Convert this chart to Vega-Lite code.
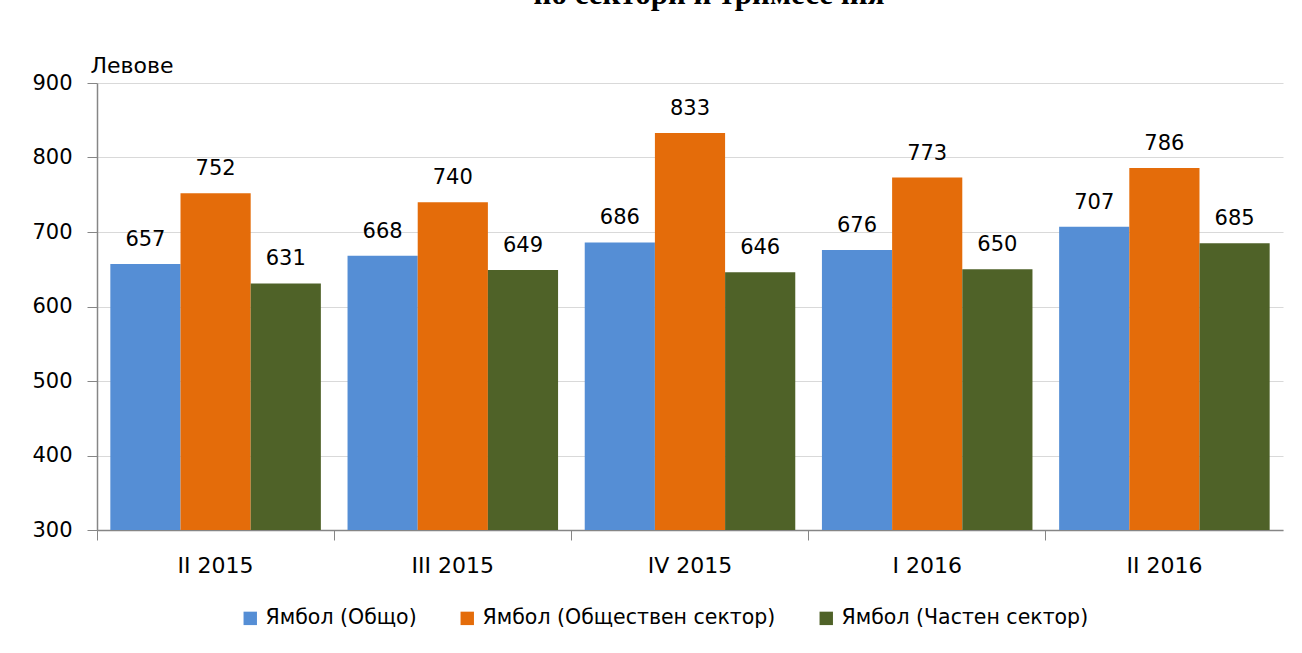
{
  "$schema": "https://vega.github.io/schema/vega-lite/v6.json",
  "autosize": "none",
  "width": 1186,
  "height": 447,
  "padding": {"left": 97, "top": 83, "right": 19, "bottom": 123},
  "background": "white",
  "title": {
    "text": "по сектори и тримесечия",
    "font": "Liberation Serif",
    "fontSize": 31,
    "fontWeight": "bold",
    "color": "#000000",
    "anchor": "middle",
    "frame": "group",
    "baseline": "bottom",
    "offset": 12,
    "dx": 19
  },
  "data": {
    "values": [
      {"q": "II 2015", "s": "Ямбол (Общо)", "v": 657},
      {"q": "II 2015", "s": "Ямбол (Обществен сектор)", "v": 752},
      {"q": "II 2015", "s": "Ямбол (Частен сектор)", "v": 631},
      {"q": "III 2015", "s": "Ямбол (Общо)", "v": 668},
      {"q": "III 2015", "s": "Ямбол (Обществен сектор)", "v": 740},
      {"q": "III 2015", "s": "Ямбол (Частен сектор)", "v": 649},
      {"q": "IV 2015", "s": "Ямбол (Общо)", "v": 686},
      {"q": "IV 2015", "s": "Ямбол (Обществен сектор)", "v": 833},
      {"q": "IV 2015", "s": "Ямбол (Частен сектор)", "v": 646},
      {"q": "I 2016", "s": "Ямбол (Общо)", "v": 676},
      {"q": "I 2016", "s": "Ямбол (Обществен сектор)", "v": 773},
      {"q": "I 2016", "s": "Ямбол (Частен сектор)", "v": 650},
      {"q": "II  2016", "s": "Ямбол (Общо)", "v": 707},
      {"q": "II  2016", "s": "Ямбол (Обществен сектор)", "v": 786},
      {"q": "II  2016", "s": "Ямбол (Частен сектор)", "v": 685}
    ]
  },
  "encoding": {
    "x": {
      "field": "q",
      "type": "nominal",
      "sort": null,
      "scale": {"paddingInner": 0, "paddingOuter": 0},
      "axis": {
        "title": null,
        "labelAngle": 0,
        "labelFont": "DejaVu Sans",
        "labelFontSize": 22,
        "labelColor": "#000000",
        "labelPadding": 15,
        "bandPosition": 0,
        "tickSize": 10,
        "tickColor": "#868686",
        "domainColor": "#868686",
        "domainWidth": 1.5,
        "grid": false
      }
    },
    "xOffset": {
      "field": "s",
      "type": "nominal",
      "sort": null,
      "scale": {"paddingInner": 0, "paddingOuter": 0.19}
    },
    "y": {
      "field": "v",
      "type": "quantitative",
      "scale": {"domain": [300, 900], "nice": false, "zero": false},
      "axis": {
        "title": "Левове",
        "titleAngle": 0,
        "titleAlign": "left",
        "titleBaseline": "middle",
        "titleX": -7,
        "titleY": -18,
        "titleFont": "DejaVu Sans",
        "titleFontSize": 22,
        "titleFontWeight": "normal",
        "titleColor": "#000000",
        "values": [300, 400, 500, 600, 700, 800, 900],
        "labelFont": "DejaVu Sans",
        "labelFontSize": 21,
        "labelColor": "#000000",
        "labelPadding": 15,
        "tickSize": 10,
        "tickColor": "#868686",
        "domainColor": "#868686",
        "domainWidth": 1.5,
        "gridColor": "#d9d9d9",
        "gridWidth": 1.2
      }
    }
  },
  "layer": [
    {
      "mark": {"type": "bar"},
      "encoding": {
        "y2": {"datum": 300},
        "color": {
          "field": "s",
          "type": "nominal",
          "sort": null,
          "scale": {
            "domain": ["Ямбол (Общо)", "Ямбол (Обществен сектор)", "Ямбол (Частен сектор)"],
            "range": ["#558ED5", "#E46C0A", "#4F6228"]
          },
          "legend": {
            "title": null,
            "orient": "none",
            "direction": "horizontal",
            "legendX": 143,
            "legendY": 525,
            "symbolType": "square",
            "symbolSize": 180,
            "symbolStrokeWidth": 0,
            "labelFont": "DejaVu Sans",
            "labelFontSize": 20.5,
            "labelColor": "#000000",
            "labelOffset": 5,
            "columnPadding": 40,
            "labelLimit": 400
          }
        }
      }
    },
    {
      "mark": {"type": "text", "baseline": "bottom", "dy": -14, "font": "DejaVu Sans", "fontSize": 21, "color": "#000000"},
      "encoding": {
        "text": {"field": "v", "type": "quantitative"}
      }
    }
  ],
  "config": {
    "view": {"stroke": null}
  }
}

■ **WHAT IS NEEDED**
Using the material above, return every line exactly as it appears, minus the pictures.

■ **REPLY TO THE EXERCISE**
Convert this chart to Vega-Lite code.
{
  "$schema": "https://vega.github.io/schema/vega-lite/v6.json",
  "autosize": "none",
  "width": 1186,
  "height": 447,
  "padding": {"left": 97, "top": 83, "right": 19, "bottom": 123},
  "background": "white",
  "title": {
    "text": "по сектори и тримесечия",
    "font": "Liberation Serif",
    "fontSize": 31,
    "fontWeight": "bold",
    "color": "#000000",
    "anchor": "middle",
    "frame": "group",
    "baseline": "bottom",
    "offset": 12,
    "dx": 19
  },
  "data": {
    "values": [
      {"q": "II 2015", "s": "Ямбол (Общо)", "v": 657},
      {"q": "II 2015", "s": "Ямбол (Обществен сектор)", "v": 752},
      {"q": "II 2015", "s": "Ямбол (Частен сектор)", "v": 631},
      {"q": "III 2015", "s": "Ямбол (Общо)", "v": 668},
      {"q": "III 2015", "s": "Ямбол (Обществен сектор)", "v": 740},
      {"q": "III 2015", "s": "Ямбол (Частен сектор)", "v": 649},
      {"q": "IV 2015", "s": "Ямбол (Общо)", "v": 686},
      {"q": "IV 2015", "s": "Ямбол (Обществен сектор)", "v": 833},
      {"q": "IV 2015", "s": "Ямбол (Частен сектор)", "v": 646},
      {"q": "I 2016", "s": "Ямбол (Общо)", "v": 676},
      {"q": "I 2016", "s": "Ямбол (Обществен сектор)", "v": 773},
      {"q": "I 2016", "s": "Ямбол (Частен сектор)", "v": 650},
      {"q": "II  2016", "s": "Ямбол (Общо)", "v": 707},
      {"q": "II  2016", "s": "Ямбол (Обществен сектор)", "v": 786},
      {"q": "II  2016", "s": "Ямбол (Частен сектор)", "v": 685}
    ]
  },
  "encoding": {
    "x": {
      "field": "q",
      "type": "nominal",
      "sort": null,
      "scale": {"paddingInner": 0, "paddingOuter": 0},
      "axis": {
        "title": null,
        "labelAngle": 0,
        "labelFont": "DejaVu Sans",
        "labelFontSize": 22,
        "labelColor": "#000000",
        "labelPadding": 15,
        "bandPosition": 0,
        "tickSize": 10,
        "tickColor": "#868686",
        "domainColor": "#868686",
        "domainWidth": 1.5,
        "grid": false
      }
    },
    "xOffset": {
      "field": "s",
      "type": "nominal",
      "sort": null,
      "scale": {"paddingInner": 0, "paddingOuter": 0.19}
    },
    "y": {
      "field": "v",
      "type": "quantitative",
      "scale": {"domain": [300, 900], "nice": false, "zero": false},
      "axis": {
        "title": "Левове",
        "titleAngle": 0,
        "titleAlign": "left",
        "titleBaseline": "middle",
        "titleX": -7,
        "titleY": -18,
        "titleFont": "DejaVu Sans",
        "titleFontSize": 22,
        "titleFontWeight": "normal",
        "titleColor": "#000000",
        "values": [300, 400, 500, 600, 700, 800, 900],
        "labelFont": "DejaVu Sans",
        "labelFontSize": 21,
        "labelColor": "#000000",
        "labelPadding": 15,
        "tickSize": 10,
        "tickColor": "#868686",
        "domainColor": "#868686",
        "domainWidth": 1.5,
        "gridColor": "#d9d9d9",
        "gridWidth": 1.2
      }
    }
  },
  "layer": [
    {
      "mark": {"type": "bar"},
      "encoding": {
        "y2": {"datum": 300},
        "color": {
          "field": "s",
          "type": "nominal",
          "sort": null,
          "scale": {
            "domain": ["Ямбол (Общо)", "Ямбол (Обществен сектор)", "Ямбол (Частен сектор)"],
            "range": ["#558ED5", "#E46C0A", "#4F6228"]
          },
          "legend": {
            "title": null,
            "orient": "none",
            "direction": "horizontal",
            "legendX": 143,
            "legendY": 525,
            "symbolType": "square",
            "symbolSize": 180,
            "symbolStrokeWidth": 0,
            "labelFont": "DejaVu Sans",
            "labelFontSize": 20.5,
            "labelColor": "#000000",
            "labelOffset": 5,
            "columnPadding": 40,
            "labelLimit": 400
          }
        }
      }
    },
    {
      "mark": {"type": "text", "baseline": "bottom", "dy": -14, "font": "DejaVu Sans", "fontSize": 21, "color": "#000000"},
      "encoding": {
        "text": {"field": "v", "type": "quantitative"}
      }
    }
  ],
  "config": {
    "view": {"stroke": null}
  }
}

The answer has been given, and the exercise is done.